Tem dias em que o tempo parece parar. Estamos confinados em casa, dia e noite, de segunda a sexta, e aos finais de semana também. Não é incomum termos a sensação de desorientação, sem saber que dia da semana é, ou não percebermos que já passou da hora do almoço.
Quase como uma pluma pairando no ar, flutuando ao sabor do vento, sem o menor poder de decisão sobre que direção tomar, ou qual será a hora de pousar.
Ou, como uma pedra, imóvel, inabalável, e tão submissa quanto.
Em tempos de isolamento social, os dias parecem mais longos, e a indefinição potencializa a angústia, a ansiedade e a sensibilidade.
De repente – não mais que de repente – passamos a ter tempo de fazer tudo aquilo que procrastinávamos. Agora temos tempo. Que desculpa inventaremos desta vez? Como e por que deixaremos certas coisas para depois?
Pior que isso é ter tempo para pensar. São você e suas quatro paredes, ininterruptamente encarando umas às outras, confrontando suas verdades e suas meias-verdades.
Nestes dias, tendemos a sentir tudo à flor da pele, a sermos subjugados por nossos sentimentos mais profundos. Ausência, saudade, tristeza, preocupação, tudo elevado à décima potência.

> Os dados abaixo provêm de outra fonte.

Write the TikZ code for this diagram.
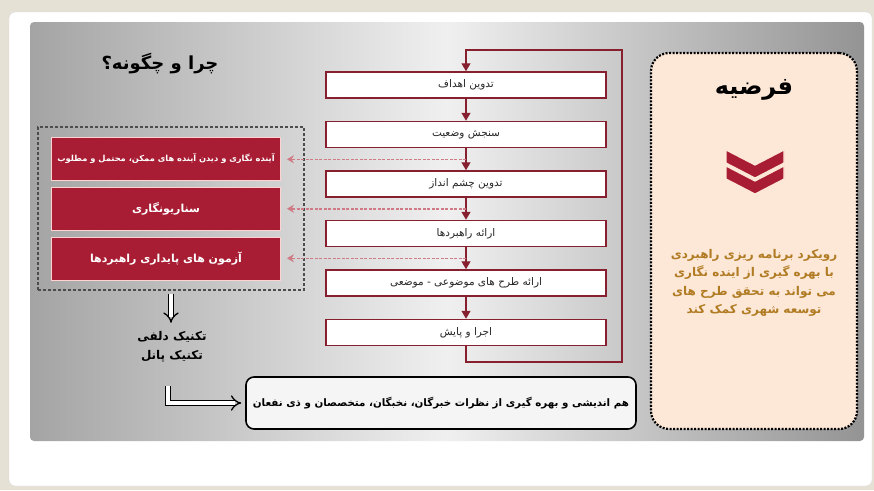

Especificamente para mim, o isolamento forçado (que antes eu praticava só por prazer mesmo) tem aflorado sentimentos e pensamentos há muito aprisionados, emoções que eu estava reprimindo, verdades que eu me negava confrontar.
Agora, está tudo aí, escancarado, feridas reabertas, coração em carne viva, lágrimas rolando, ansiedade atacando, e as listas de afazeres me encarando, cobrando uma atitude.
O processo será longo e acredito que ninguém passará por ele incólume. Que pessoa vai sair depois disso tudo permanece sendo uma incógnita. Mas tenho certeza absoluta de que não será a mesma que entrou.
Enquanto o confinamento prossegue, cruel e pedagógico, prosseguimos, dia a dia; às vezes como a pluma, às vezes como a pedra. Leves e estagnados ao mesmo tempo. À deriva.